The lesson finally winded down to the topic of Faith and how it is lived out. Normally I reserve my faith-shaking questions to older people but I wanted to make the class discussion interesting. Thus, I asked them the question, “What if one day, one morning, you wake up and you realize that God doesn’t exist, will anything change?” The reaction was varied. “Let me change the question,” I continued,”one day, one morning, you realize that your dad passed away, or your mom passed away, or BOTH passed away, will anything change?” There was a unified “yes.” “Then,” I continued, “how come when I asked you the first question about God not existing, you didn’t feel anything?” There was a commotion and some were in silence. After a while, I broke the silence and the commotion by telling them, “You know what, if you felt nothing at first, it’s OK. This is the point of CLE: to make God relevant. And hopefully, when I meet you all in your second year, and ask the same question, the answer will be different.” Some smiled with relief, others, continued their discussions with their seatmates.
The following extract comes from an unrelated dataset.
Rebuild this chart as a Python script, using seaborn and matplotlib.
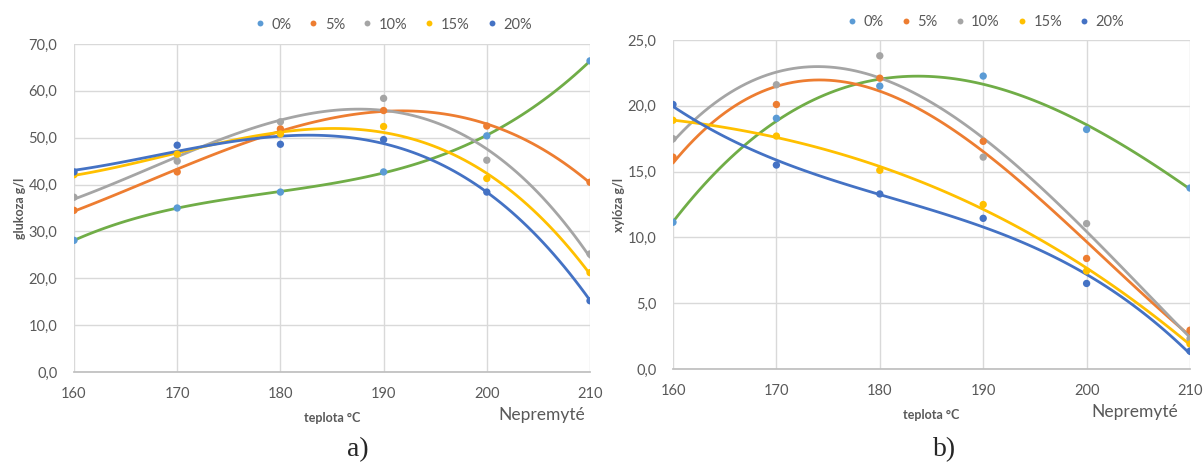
import numpy as np
import pandas as pd
import matplotlib
matplotlib.use("Agg")
import matplotlib.pyplot as plt
from matplotlib.ticker import FuncFormatter
import seaborn as sns

temps = [160, 170, 180, 190, 200, 210]
series = ["0%", "5%", "10%", "15%", "20%"]

glukoza_0 = [28.1, 35.0, 38.4, 42.7, 50.4, 66.4]
glukoza_5 = [34.5, 42.7, 51.9, 55.8, 52.5, 40.5]
glukoza_10 = [37.3, 45.0, 53.4, 58.4, 45.2, 25.2]
glukoza_15 = [42.1, 46.5, 50.8, 52.4, 41.3, 21.2]
glukoza_20 = [42.7, 48.4, 48.6, 49.6, 38.4, 15.2]

xyloza_0 = [11.15, 19.05, 21.5, 22.26, 18.2, 13.75]
xyloza_5 = [16.1, 20.1, 22.1, 17.3, 8.4, 2.95]
xyloza_10 = [17.5, 21.6, 23.8, 16.1, 11.05, 2.3]
xyloza_15 = [18.9, 17.7, 15.1, 12.5, 7.45, 1.9]
xyloza_20 = [20.1, 15.5, 13.3, 11.45, 6.5, 1.36]

marker_colors = ["#5B9BD5", "#ED7D31", "#A5A5A5", "#FFC000", "#4472C4"]
trend_colors = ["#70AD47", "#ED7D31", "#A5A5A5", "#FFC000", "#4472C4"]

sns.set_theme(style="white")
plt.rcParams['font.family'] = ['Lato', 'DejaVu Sans']

def make_df(lists):
    rows = []
    for name, vals in zip(series, lists):
        for t, v in zip(temps, vals):
            rows.append({"teplota": t, "value": v, "series": name})
    return pd.DataFrame(rows)

fig = plt.figure(figsize=(12.03, 4.65), dpi=100)
ax1 = fig.add_axes([74/1203, 1-372/465, (590-74)/1203, (372-44)/465])
ax2 = fig.add_axes([673/1203, 1-369/465, (1190-673)/1203, (369-40)/465])

def draw(ax, lists, ymax, ystep, ylabel, order, caption, cx, legx, nepx, legy):
    df = make_df(lists)
    for name, tc in zip(series, trend_colors):
        sub = df[df.series == name]
        sns.regplot(data=sub, x="teplota", y="value", order=order, ci=None,
                    scatter=False, ax=ax, line_kws=dict(color=tc, lw=2.0, zorder=2))
    sns.scatterplot(data=df, x="teplota", y="value", hue="series",
                    palette=marker_colors, hue_order=series, s=28,
                    edgecolor="none", ax=ax, zorder=3, legend=True)
    ax.set_xlim(160, 210)
    ax.set_ylim(0, ymax)
    ax.set_xticks(temps)
    ax.set_yticks(np.arange(0, ymax + 0.01, ystep))
    ax.yaxis.set_major_formatter(FuncFormatter(lambda v, p: f"{v:.1f}".replace(".", ",")))
    ax.grid(True, color="#D9D9D9", lw=1.0)
    for s in ["top", "right", "left"]:
        ax.spines[s].set_visible(False)
    ax.spines["bottom"].set_color("#BFBFBF")
    ax.tick_params(axis="both", length=0, labelsize=10.5, labelcolor="#595959")
    ax.tick_params(axis="x", pad=11)
    ax.tick_params(axis="y", pad=12)
    ax.set_xlabel("teplota °C", fontsize=9, fontweight="bold", color="#595959", labelpad=8)
    ax.set_ylabel(ylabel, fontsize=9, fontweight="bold", color="#595959", labelpad=2)
    ax.legend(loc="lower center", bbox_to_anchor=(legx, legy), ncol=5, frameon=False,
              fontsize=10.5, labelcolor="#595959", handlelength=0.8, handletextpad=0.4,
              columnspacing=1.1, markerscale=0.8, borderaxespad=0, borderpad=0)
    ax.text(nepx, -0.131, "Nepremyté", transform=ax.transAxes, ha="right", va="center",
            fontsize=12.5, color="#595959")
    fig.text(cx, 0.006, caption, ha="center", va="bottom", fontsize=20,
             family=["Liberation Serif", "DejaVu Serif"])

draw(ax1, [glukoza_0, glukoza_5, glukoza_10, glukoza_15, glukoza_20], 70, 10,
     "glukoza g/l", 3, "a)", 358/1203, 0.618, 0.99, 1.038)
draw(ax2, [xyloza_0, xyloza_5, xyloza_10, xyloza_15, xyloza_20], 25, 5,
     "xylóza g/l", 3, "b)", 945/1203, 0.604, 0.977, 1.032)

fig.savefig("out.png", dpi=100)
I ended the class five minutes earlier because I needed to move to my next class in the high school building which was more or less a walking distance from the middleschool.
I’ve always been surprised with how my maker seems to always want to prove me wrong. I used to dread teaching in an all-boys Chinese school because I came from one and I know all the shit we do to our teachers. It was almost like an act atonement if I taught in that kind of school. But lately, I feel at home. I feel that this progressive environment was what I was looking for for a long time already. I guess I was wrong again.
I do hope that I’ll still get in next year because I’m just a substitute teacher in status. I hope that next year there’ll be an opening for me to apply to because I don’t want to leave yet.
I guess I’ll just have to wait if He proves me wrong again.